## Task objective
Take the material below and retype it in full; pictures are left out.

-- -- --

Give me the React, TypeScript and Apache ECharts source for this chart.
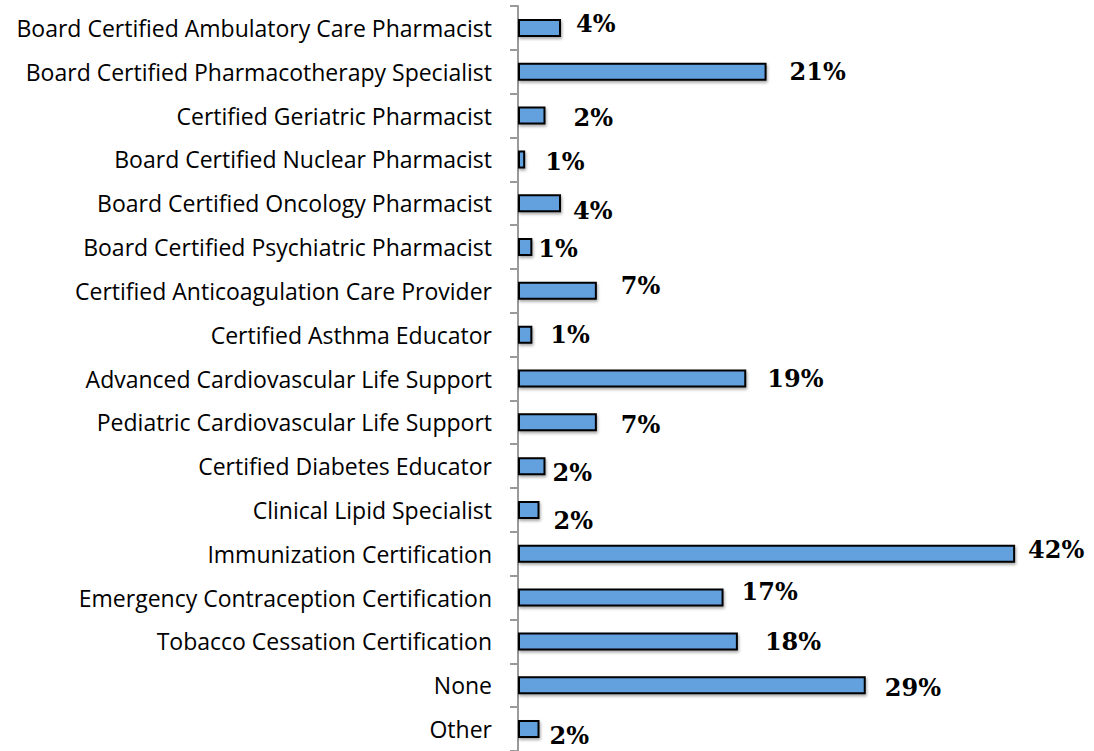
import React, { useEffect, useRef } from "react";
import * as echarts from "echarts";

const categories = [
  "Board Certified Ambulatory Care Pharmacist",
  "Board Certified Pharmacotherapy Specialist",
  "Certified Geriatric Pharmacist",
  "Board Certified Nuclear Pharmacist",
  "Board Certified Oncology Pharmacist",
  "Board Certified Psychiatric Pharmacist",
  "Certified Anticoagulation Care Provider",
  "Certified Asthma Educator",
  "Advanced Cardiovascular Life Support",
  "Pediatric Cardiovascular Life Support",
  "Certified Diabetes Educator",
  "Clinical Lipid Specialist",
  "Immunization Certification",
  "Emergency Contraception Certification",
  "Tobacco Cessation Certification",
  "None",
  "Other",
];

// percent of respondents
const values = [3.6, 20.8, 2.3, 0.6, 3.6, 1.2, 6.6, 1.2, 19.1, 6.6, 2.3, 1.8, 41.6, 17.2, 18.4, 29.1, 1.8];

// displayed (rounded) labels
const labelValues = [4, 21, 2, 1, 4, 1, 7, 1, 19, 7, 2, 2, 42, 17, 18, 29, 2];

// manual label nudges [dx, dy] (styling only)
const labelNudges = [
  [15, -4], [23, 0], [28, 2], [20, 2], [12, 7], [6, 1], [24, -5], [18, 0], [21, 0],
  [24, 2], [7, 6], [14, 11], [13, -4], [18, -6], [27, 0], [19, 2], [10, 6],
];

export default function App() {
  const ref = useRef<HTMLDivElement>(null);
  useEffect(() => {
    if (!ref.current) return;
    const chart = echarts.init(ref.current, null, { renderer: "svg" });
    chart.setOption({
      animation: false,
      backgroundColor: "#ffffff",
      grid: { left: 518, top: 6, width: 48 * 11.95, height: 753, containLabel: false },
      xAxis: {
        type: "value",
        min: 0,
        max: 48,
        show: false,
      },
      yAxis: {
        type: "category",
        inverse: true,
        data: categories,
        axisLine: { show: true, lineStyle: { color: "#9a9a9a", width: 2 } },
        axisTick: { show: true, length: 8, alignWithLabel: false, lineStyle: { color: "#9a9a9a", width: 2 } },
        axisLabel: {
          color: "#000000",
          fontFamily: "Open Sans",
          fontSize: 23,
          margin: 26,
          padding: [4, 0, 0, 0],
        },
        splitLine: { show: false },
      },
      series: [
        {
          type: "bar",
          data: values.map((v, i) => ({
            value: v,
            label: {
              offset: labelNudges[i],
              formatter: () => labelValues[i] + "%",
            },
          })),
          barWidth: 18,
          itemStyle: {
            color: "#63a1de",
            borderColor: "#000000",
            borderWidth: 2,
            shadowColor: "rgba(0,0,0,0.35)",
            shadowBlur: 3,
            shadowOffsetX: 1,
            shadowOffsetY: 2,
          },
          label: {
            show: true,
            position: "right",
            distance: 0,
            color: "#000000",
            fontFamily: "DejaVu Serif",
            fontWeight: "bold",
            fontSize: 24,
          },
        },
      ],
    });
    return () => chart.dispose();
  }, []);
  return (
    <div
      ref={ref}
      style={{ position: "fixed", left: 0, top: 0, width: 1094, height: 751, background: "#fff" }}
    />
  );
}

-- -- --

## Task solution
Give me the React, TypeScript and Apache ECharts source for this chart.
import React, { useEffect, useRef } from "react";
import * as echarts from "echarts";

const categories = [
  "Board Certified Ambulatory Care Pharmacist",
  "Board Certified Pharmacotherapy Specialist",
  "Certified Geriatric Pharmacist",
  "Board Certified Nuclear Pharmacist",
  "Board Certified Oncology Pharmacist",
  "Board Certified Psychiatric Pharmacist",
  "Certified Anticoagulation Care Provider",
  "Certified Asthma Educator",
  "Advanced Cardiovascular Life Support",
  "Pediatric Cardiovascular Life Support",
  "Certified Diabetes Educator",
  "Clinical Lipid Specialist",
  "Immunization Certification",
  "Emergency Contraception Certification",
  "Tobacco Cessation Certification",
  "None",
  "Other",
];

// percent of respondents
const values = [3.6, 20.8, 2.3, 0.6, 3.6, 1.2, 6.6, 1.2, 19.1, 6.6, 2.3, 1.8, 41.6, 17.2, 18.4, 29.1, 1.8];

// displayed (rounded) labels
const labelValues = [4, 21, 2, 1, 4, 1, 7, 1, 19, 7, 2, 2, 42, 17, 18, 29, 2];

// manual label nudges [dx, dy] (styling only)
const labelNudges = [
  [15, -4], [23, 0], [28, 2], [20, 2], [12, 7], [6, 1], [24, -5], [18, 0], [21, 0],
  [24, 2], [7, 6], [14, 11], [13, -4], [18, -6], [27, 0], [19, 2], [10, 6],
];

export default function App() {
  const ref = useRef<HTMLDivElement>(null);
  useEffect(() => {
    if (!ref.current) return;
    const chart = echarts.init(ref.current, null, { renderer: "svg" });
    chart.setOption({
      animation: false,
      backgroundColor: "#ffffff",
      grid: { left: 518, top: 6, width: 48 * 11.95, height: 753, containLabel: false },
      xAxis: {
        type: "value",
        min: 0,
        max: 48,
        show: false,
      },
      yAxis: {
        type: "category",
        inverse: true,
        data: categories,
        axisLine: { show: true, lineStyle: { color: "#9a9a9a", width: 2 } },
        axisTick: { show: true, length: 8, alignWithLabel: false, lineStyle: { color: "#9a9a9a", width: 2 } },
        axisLabel: {
          color: "#000000",
          fontFamily: "Open Sans",
          fontSize: 23,
          margin: 26,
          padding: [4, 0, 0, 0],
        },
        splitLine: { show: false },
      },
      series: [
        {
          type: "bar",
          data: values.map((v, i) => ({
            value: v,
            label: {
              offset: labelNudges[i],
              formatter: () => labelValues[i] + "%",
            },
          })),
          barWidth: 18,
          itemStyle: {
            color: "#63a1de",
            borderColor: "#000000",
            borderWidth: 2,
            shadowColor: "rgba(0,0,0,0.35)",
            shadowBlur: 3,
            shadowOffsetX: 1,
            shadowOffsetY: 2,
          },
          label: {
            show: true,
            position: "right",
            distance: 0,
            color: "#000000",
            fontFamily: "DejaVu Serif",
            fontWeight: "bold",
            fontSize: 24,
          },
        },
      ],
    });
    return () => chart.dispose();
  }, []);
  return (
    <div
      ref={ref}
      style={{ position: "fixed", left: 0, top: 0, width: 1094, height: 751, background: "#fff" }}
    />
  );
}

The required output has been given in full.